Organisasi Lebih dari Sekadar Wadah untuk Pengembangan Diri!

Ruang Opini64 Dilihat

Tulisan ini merupakan bantahan argumentasi M. Rouf Didi Sutriadi (yang saya panggil “Rouf”) dalam tulisannya “Untuk Berkembang Apakah Perlu Organisasi?” 👇

 

Oleh : Muhamad Hafidudin – Mahasiswa S1 Universitas Alma Ata Yogyakarta

Terlalu remeh jika organisasi hanya dijadikan wadah untuk pengembangan diri dan atau sekadar meningkatkan skill intrapersonal, semenjak era kolonialisme belanda hingga saat ini, organisasi bahkan dijadikan alat pembebasan dari penindasan dan penghisapan: H.O.S. Tjokroaminoto dan berbagai tokoh lainnya pada era kolonialisme belanda dengan organisasi sarekat islamnya memperjuangkan hak-hak ekonomi dan politik kaum pribumi Indonesia dari kebijakan kolonial belanda yang kemudian organisasi itu melahirkan tokoh-tokoh penting dalam kemerdekaan Indonesia yaitu Soekarno, Agus Salim, Semaoen, Musso, Alimin, Kartosuwiryo, dlsb; gerakan reformasi 98 yang kemudian menghasilkan reformasi politik, ekonomi, dan sosial (meski akhirnya dikorupsi) juga merupakan perjuangan sekumpulan organisasi mahasiswa dan berbagai elemen masyarakat yang sadar akan penindasan dan penghisapan yang dilakukan oleh pemerintah orde baru; dan gerakan reformasi dikorupsi yang menuntut dipertahankannya capaian reformasi 98 juga merupakan perjuangan sekumpulan organisasi mahasiswa dan berbagai elemen masyarakat yang menolak “reformasi dikorupsi.”

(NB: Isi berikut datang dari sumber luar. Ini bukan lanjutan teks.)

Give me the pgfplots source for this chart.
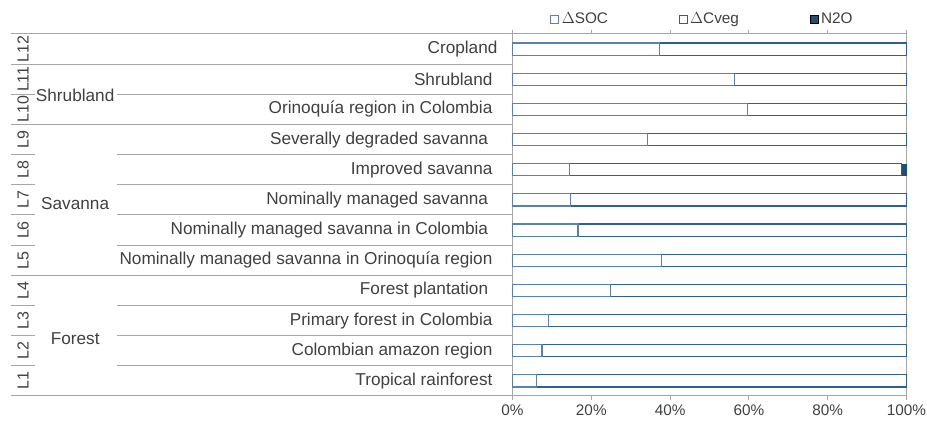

Hal yang juga masih linier dengan pernyataan di atas, organisasi digunakan sebagai alat untuk membantu meningkatkan kesejahteraan masyarakat melalui beragam bentuk sesuai dengan paradigma organisasinya masing-masing. Tapi lantas bukan berarti kita harus menegasikan fakta bahwa karier anggota organisasi merupakan sesuatu yang penting untuk diperhatikan karena hal tersebut berkaitan dengan keberlangsungan hidup anggota organisasi tersebut, maka mari kita berbicara organisasi dalam konteks pengembangan diri yang dalam hal ini adalah meningkatkan intrapersonal skill.

Namun sebelum itu, penulis ingin menentang definisi Rouf tentang intrapersonal skill:

Intrapersonal skill adalah kemampuan untuk memahami diri sendiri dan mengelola emosi dengan baik, mencakup kemampuan untuk memahami nilai-nilai, keyakinan dan tujuan diri sendiri.

Interpersonal skill adalah kemampuan untuk berinteraksi dengan orang lain secara efektif dan efisien, mencakup kemampuan berkomunikasi, berkolaborasi, memimpin, mengelola konflik, dan membangun hubungan yang baik dengan orang lain.

Soft Skill merupakan gabungan dari “intrapersonal skill” dan “interpersonal skill” (bagian integral dari soft skill).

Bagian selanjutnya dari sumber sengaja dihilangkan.